Exercise aim » Pull out every line in the data that has the string "React" in it.

Data section »
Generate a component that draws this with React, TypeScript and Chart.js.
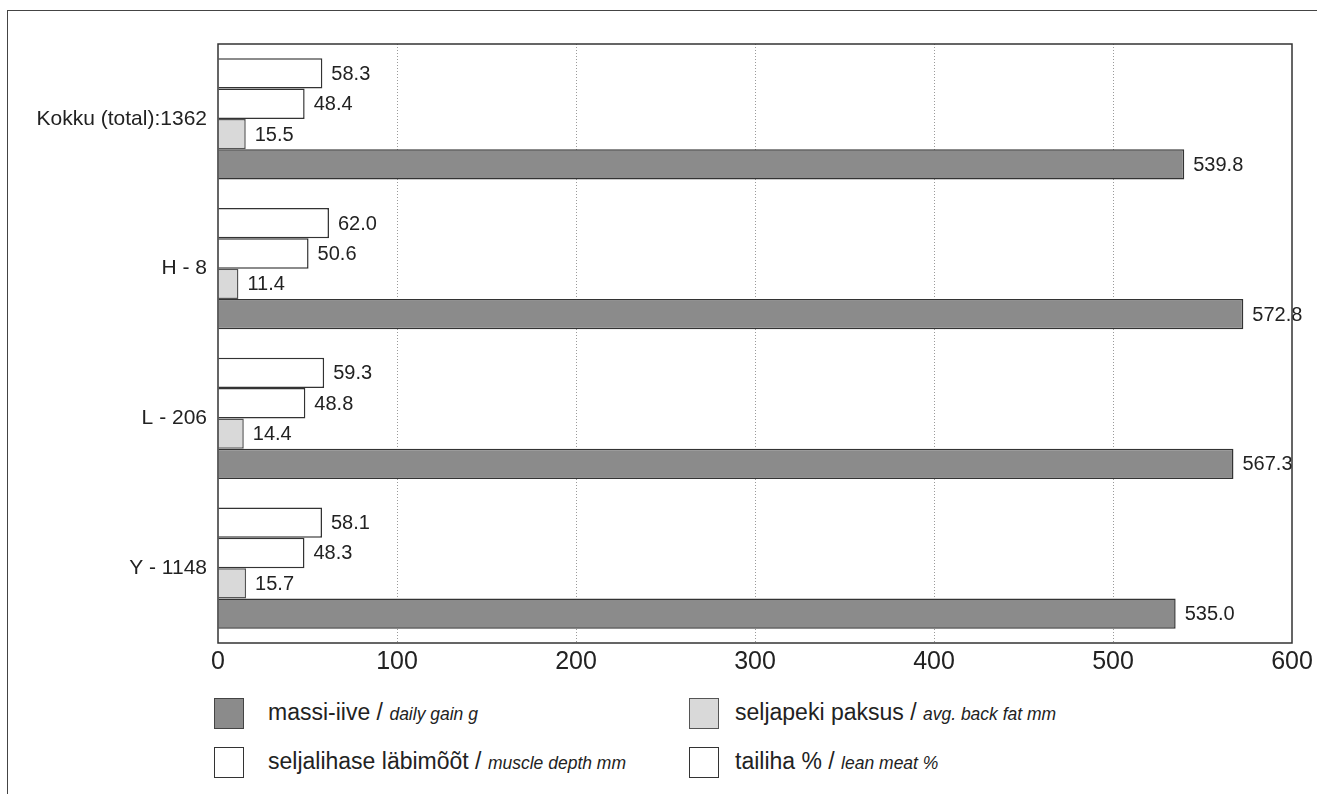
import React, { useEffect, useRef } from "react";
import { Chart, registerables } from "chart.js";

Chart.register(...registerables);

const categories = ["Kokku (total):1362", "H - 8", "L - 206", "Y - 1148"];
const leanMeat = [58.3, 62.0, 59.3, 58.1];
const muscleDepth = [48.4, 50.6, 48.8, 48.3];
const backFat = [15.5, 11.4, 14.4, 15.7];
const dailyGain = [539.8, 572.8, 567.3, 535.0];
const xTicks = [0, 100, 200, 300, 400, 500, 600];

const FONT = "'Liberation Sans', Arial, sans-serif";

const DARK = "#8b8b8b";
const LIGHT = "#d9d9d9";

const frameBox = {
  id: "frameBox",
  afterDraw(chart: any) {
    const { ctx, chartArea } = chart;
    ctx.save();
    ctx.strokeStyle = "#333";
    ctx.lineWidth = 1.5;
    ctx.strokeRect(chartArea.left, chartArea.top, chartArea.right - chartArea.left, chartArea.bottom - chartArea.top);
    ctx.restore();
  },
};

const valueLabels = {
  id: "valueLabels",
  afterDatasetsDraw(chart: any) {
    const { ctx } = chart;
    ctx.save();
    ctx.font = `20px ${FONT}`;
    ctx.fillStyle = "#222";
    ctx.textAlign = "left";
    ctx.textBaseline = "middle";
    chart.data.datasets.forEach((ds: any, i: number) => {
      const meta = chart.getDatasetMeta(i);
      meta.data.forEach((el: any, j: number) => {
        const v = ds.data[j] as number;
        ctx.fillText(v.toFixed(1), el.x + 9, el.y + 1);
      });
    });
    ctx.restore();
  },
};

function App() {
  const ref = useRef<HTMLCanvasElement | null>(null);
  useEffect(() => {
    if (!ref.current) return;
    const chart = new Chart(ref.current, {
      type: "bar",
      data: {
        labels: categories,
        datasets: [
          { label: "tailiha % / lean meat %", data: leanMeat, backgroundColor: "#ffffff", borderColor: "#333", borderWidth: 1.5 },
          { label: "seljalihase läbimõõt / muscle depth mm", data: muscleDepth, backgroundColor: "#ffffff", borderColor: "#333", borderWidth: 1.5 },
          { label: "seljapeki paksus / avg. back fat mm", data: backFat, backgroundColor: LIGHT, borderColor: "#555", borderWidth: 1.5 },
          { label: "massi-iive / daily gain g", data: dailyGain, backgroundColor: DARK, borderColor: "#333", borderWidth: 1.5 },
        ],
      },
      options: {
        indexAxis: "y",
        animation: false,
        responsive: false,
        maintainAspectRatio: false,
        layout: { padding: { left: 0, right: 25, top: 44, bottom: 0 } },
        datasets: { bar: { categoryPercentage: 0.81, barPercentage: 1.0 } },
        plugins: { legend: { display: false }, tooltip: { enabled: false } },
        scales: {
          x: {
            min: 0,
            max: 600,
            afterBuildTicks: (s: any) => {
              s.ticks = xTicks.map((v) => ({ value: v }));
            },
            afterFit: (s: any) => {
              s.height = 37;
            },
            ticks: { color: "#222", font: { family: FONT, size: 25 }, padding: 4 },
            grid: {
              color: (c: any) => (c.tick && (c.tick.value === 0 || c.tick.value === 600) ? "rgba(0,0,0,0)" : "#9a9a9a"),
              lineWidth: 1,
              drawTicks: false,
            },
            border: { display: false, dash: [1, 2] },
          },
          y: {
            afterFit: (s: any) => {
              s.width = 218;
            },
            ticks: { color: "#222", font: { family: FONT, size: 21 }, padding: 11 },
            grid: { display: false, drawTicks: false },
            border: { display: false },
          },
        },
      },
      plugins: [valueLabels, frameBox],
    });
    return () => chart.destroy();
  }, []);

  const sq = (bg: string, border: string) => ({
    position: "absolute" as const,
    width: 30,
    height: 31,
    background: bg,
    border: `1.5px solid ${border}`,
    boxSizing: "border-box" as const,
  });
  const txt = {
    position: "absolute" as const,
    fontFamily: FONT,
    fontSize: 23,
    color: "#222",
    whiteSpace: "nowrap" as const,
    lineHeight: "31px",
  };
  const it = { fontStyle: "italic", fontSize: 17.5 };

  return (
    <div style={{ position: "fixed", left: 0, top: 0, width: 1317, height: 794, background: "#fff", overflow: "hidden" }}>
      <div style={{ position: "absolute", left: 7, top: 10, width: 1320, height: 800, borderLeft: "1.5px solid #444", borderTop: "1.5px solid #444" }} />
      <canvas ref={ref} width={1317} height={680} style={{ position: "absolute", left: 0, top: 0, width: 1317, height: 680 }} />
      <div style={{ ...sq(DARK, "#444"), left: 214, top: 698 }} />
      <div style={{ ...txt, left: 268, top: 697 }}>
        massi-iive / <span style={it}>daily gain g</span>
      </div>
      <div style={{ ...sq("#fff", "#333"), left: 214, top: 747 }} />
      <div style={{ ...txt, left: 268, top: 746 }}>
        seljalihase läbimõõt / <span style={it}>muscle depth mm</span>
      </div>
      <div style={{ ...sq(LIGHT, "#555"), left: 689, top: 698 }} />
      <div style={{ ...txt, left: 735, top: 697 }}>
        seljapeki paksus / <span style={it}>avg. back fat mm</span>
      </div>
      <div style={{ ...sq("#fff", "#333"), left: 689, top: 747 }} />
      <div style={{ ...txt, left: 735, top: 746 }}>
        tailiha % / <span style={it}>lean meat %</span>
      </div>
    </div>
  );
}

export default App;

Written response »
Generate a component that draws this with React, TypeScript and Chart.js.
import React, { useEffect, useRef } from "react";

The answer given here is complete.